Эта формулировка принимает во внимание ту интуицию, что и ведомые разумом и поэтому свободно действующие субъекты ни в коем случае не отделены от природного процесса. Они не могут благодаря перемещению к месту умопостигаемого первоистока отделиться от своего естественного происхождения. Правда, этот отказ от кантовского дуализма между царством трансцендентальной свободы и закономерно сопряженными феноменами природы сталкивается со старой проблемой в новой форме — как подвластная природе свобода воли может понятным образом иметь место в каузально замкнутом мире: «Если эмпирические субъекты в действительности способны совершать свободные действия, то тогда — так как сами эти субъекты принадлежат природе — кантовское категориально обоснованное единство природы нарушается. В природе в таком случае, есть известная пустота, и эта природная пустотность явно противоречит единству познания природы, к которому, как считает Кант, стремятся естественные науки» (РМ. S. 150 f.). [См. рус. пер. С. 115.]

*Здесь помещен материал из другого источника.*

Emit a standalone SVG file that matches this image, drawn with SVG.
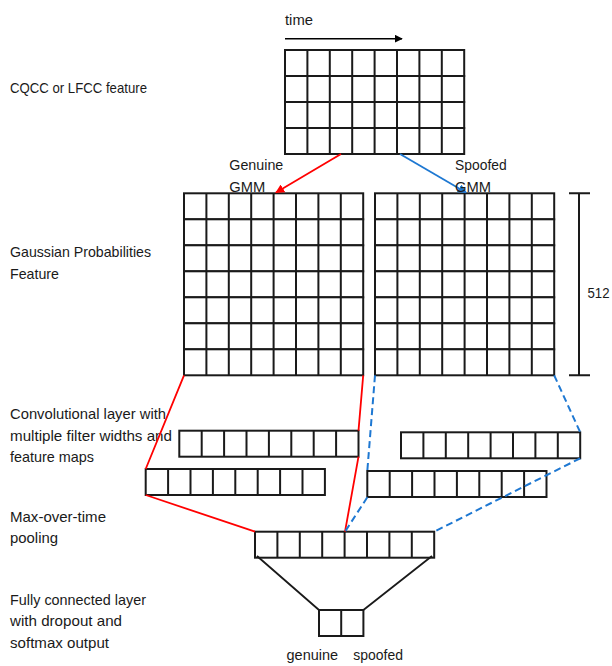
<svg xmlns="http://www.w3.org/2000/svg" xmlns:xlink="http://www.w3.org/1999/xlink" width="612" height="666" viewBox="0 0 612 666">
<style>
.cell{fill:#fff;stroke:#1a1a1a;stroke-width:2}
.ln{stroke:#1a1a1a;stroke-width:2;fill:none}
.lbl{font-family:"Liberation Sans",Arial,sans-serif;font-size:15px;fill:#1a1a1a}
.red{stroke:#ff0000;stroke-width:1.8;fill:none}
.blue{stroke:#1e78d2;stroke-width:1.8;fill:none}
.dash{stroke:#1e78d2;stroke-width:2;fill:none;stroke-dasharray:7 4}
.blk{stroke:#1a1a1a;stroke-width:1.8;fill:none}
</style>
<defs>
<g id="row8">
<rect class="cell" x="0" y="0" width="179.2" height="26"/>
<path class="ln" d="M22.4 0V26M44.8 0V26M67.2 0V26M89.6 0V26M112 0V26M134.4 0V26M156.8 0V26"/>
</g>
<marker id="ahRed" viewBox="0 0 10 10" refX="9" refY="5" markerWidth="5" markerHeight="5" orient="auto" markerUnits="strokeWidth"><path d="M0 0L10 5L0 10z" fill="#ff0000"/></marker>
<marker id="ahBlue" viewBox="0 0 10 10" refX="9" refY="5" markerWidth="5" markerHeight="5" orient="auto" markerUnits="strokeWidth"><path d="M0 0L10 5L0 10z" fill="#1e78d2"/></marker>
<marker id="ahBlk" viewBox="0 0 10 10" refX="9" refY="5" markerWidth="5" markerHeight="5" orient="auto" markerUnits="strokeWidth"><path d="M0 0L10 5L0 10z" fill="#000"/></marker>
</defs>

<g id="side-labels">
<text class="lbl" x="10" y="93" textLength="137" lengthAdjust="spacingAndGlyphs">CQCC or LFCC feature</text>
<text class="lbl" x="10" y="257" textLength="141" lengthAdjust="spacingAndGlyphs">Gaussian Probabilities</text>
<text class="lbl" x="10" y="279" textLength="49" lengthAdjust="spacingAndGlyphs">Feature</text>
<text class="lbl" x="10" y="419" textLength="156" lengthAdjust="spacingAndGlyphs">Convolutional layer with</text>
<text class="lbl" x="10" y="441" textLength="162" lengthAdjust="spacingAndGlyphs">multiple filter widths and</text>
<text class="lbl" x="10" y="462" textLength="84" lengthAdjust="spacingAndGlyphs">feature maps</text>
<text class="lbl" x="10" y="522" textLength="96" lengthAdjust="spacingAndGlyphs">Max-over-time</text>
<text class="lbl" x="10" y="543" textLength="48" lengthAdjust="spacingAndGlyphs">pooling</text>
<text class="lbl" x="10" y="605" textLength="136" lengthAdjust="spacingAndGlyphs">Fully connected layer</text>
<text class="lbl" x="10" y="626" textLength="112" lengthAdjust="spacingAndGlyphs">with dropout and</text>
<text class="lbl" x="10" y="648" textLength="99" lengthAdjust="spacingAndGlyphs">softmax output</text>
</g>

<g id="time-axis">
<text class="lbl" x="285" y="25" textLength="28" lengthAdjust="spacingAndGlyphs">time</text>
<line x1="285" y1="38.7" x2="402" y2="38.7" stroke="#000" stroke-width="1.6" marker-end="url(#ahBlk)"/>
</g>

<g id="input-feature">
<use xlink:href="#row8" x="285" y="50"/>
<use xlink:href="#row8" x="285" y="76"/>
<use xlink:href="#row8" x="285" y="102"/>
<use xlink:href="#row8" x="285" y="128"/>
</g>

<g id="genuine-gmm">
<use xlink:href="#row8" x="184" y="193.3"/>
<use xlink:href="#row8" x="184" y="219.3"/>
<use xlink:href="#row8" x="184" y="245.3"/>
<use xlink:href="#row8" x="184" y="271.3"/>
<use xlink:href="#row8" x="184" y="297.3"/>
<use xlink:href="#row8" x="184" y="323.3"/>
<use xlink:href="#row8" x="184" y="349.3"/>
</g>

<g id="spoofed-gmm">
<use xlink:href="#row8" x="375" y="193.3"/>
<use xlink:href="#row8" x="375" y="219.3"/>
<use xlink:href="#row8" x="375" y="245.3"/>
<use xlink:href="#row8" x="375" y="271.3"/>
<use xlink:href="#row8" x="375" y="297.3"/>
<use xlink:href="#row8" x="375" y="323.3"/>
<use xlink:href="#row8" x="375" y="349.3"/>
</g>

<g id="scale-512">
<path class="ln" d="M569 193.3H590M579 193.3V375.3M569 375.3H590"/>
<text class="lbl" x="587.5" y="298" textLength="22" lengthAdjust="spacingAndGlyphs">512</text>
</g>

<g id="conv-genuine-1"><use xlink:href="#row8" x="179.3" y="430.7"/></g>
<g id="conv-genuine-2"><use xlink:href="#row8" x="145.7" y="469"/></g>
<g id="conv-spoofed-1"><use xlink:href="#row8" x="401" y="432.3"/></g>
<g id="conv-spoofed-2"><use xlink:href="#row8" x="367.3" y="471"/></g>

<g id="pooling"><use xlink:href="#row8" x="255" y="531.7"/></g>

<g id="fc-output">
<rect class="cell" x="319" y="610" width="44.4" height="26"/>
<path class="ln" d="M341.2 610V636"/>
<text class="lbl" x="286.5" y="660" textLength="51.6" lengthAdjust="spacingAndGlyphs">genuine</text>
<text class="lbl" x="353.3" y="660" textLength="49.7" lengthAdjust="spacingAndGlyphs">spoofed</text>
</g>

<g id="connectors">
<line class="red" x1="341" y1="154" x2="276" y2="192.5" marker-end="url(#ahRed)"/>
<line class="blue" x1="400" y1="154" x2="466" y2="192.5" marker-end="url(#ahBlue)"/>
<path class="red" d="M184 375.3L145.7 469M145.7 495L255 531.7M363.2 375.3L358.5 430.7M358.5 456.7L345 531.7"/>
<path class="dash" d="M375 375.3L367.3 471M367.3 497.3L345 531.7M554.2 375.3L580.2 432.3M580.2 458.3L434.2 531.7"/>
<path class="blk" d="M257 556L319 610M432 556L363.4 610"/>
</g>

<g id="gmm-labels">
<text class="lbl" x="229.3" y="170" textLength="54" lengthAdjust="spacingAndGlyphs">Genuine</text>
<text class="lbl" x="229.3" y="192" textLength="36" lengthAdjust="spacingAndGlyphs">GMM</text>
<text class="lbl" x="455" y="170" textLength="51.7" lengthAdjust="spacingAndGlyphs">Spoofed</text>
<text class="lbl" x="455" y="192" textLength="36" lengthAdjust="spacingAndGlyphs">GMM</text>
</g>
</svg>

В этом месте Адорно недвусмысленно подтверждает кантовскую характеристику естественных наук, чтобы повторить апорию, которая состоит в том, что концепт свободной воли несовместим с понятием естественной причинности как «закономерной связи одного состояния с другим, предшествующим»[248]. Его аргументация будет стремиться к тому, чтобы снять антиномию свободы и детерминизма посредством многозначительного семантического сдвига в понятии природы. Он подчиняет сциентистское понятие природы, то есть предметную область каузально объясняющих естественных наук, романтическому понятию Шеллинговой неопредмеченной Natura naturans[249] — некой истории природы, естественной истории (Naturgeschichte), которую можно расшифровать из «нашей» ретроспективы как предысторию духа. Правда, на пути приравнивания к попавшей к нам в распоряжение объективированной природе в сфере самого духа должна возникнуть вторая, как бы обращенная природа в виде естественно сложившихся общественных отношений. Стигмат этой обращенной природы — каузальная сила неосознанных мотивов, в которой вроде бы переплавляется то и другое: каузальность по законам природы с тем видом причинности посредством оснований, которая не противоречит самопониманию автора ответственного действия. Тем самым психоаналитические объяснения развития морали образуют мост между свободой и детерминизмом.

Хотя эта концепция сбивающейся с пути истории природы не может фактически разрешить антиномию, она все-таки даст нам под конец интересный сигнал. Сначала я уделю внимание мимоходом развернутой Адорно феноменологии повседневного, интуитивно сопутствующего сознания свободы. Здесь уже кроется детрансцендентализированное понятие природно обусловленной свободы, которое, правда, еще не касается антиномии свободы и детерминизма (I). Интуиция Адорно о запечатлении природы в субъекте направлена на свободу в более притязательном смысле эмансипации от природности. Эта критика подвластного природе разума тоже не может разрешить разработанную Кантом в третьей антиномии загадку разума, сплетенного с природой (II). Тем не менее оба спекулятивно развиваемых момента свободы, обусловленной природой — невозможность распоряжаться позицией неидентичного другого и невозможность распоряжаться субъективной природой — ведут в центр современных дискуссий о натуралистичных подходах (III).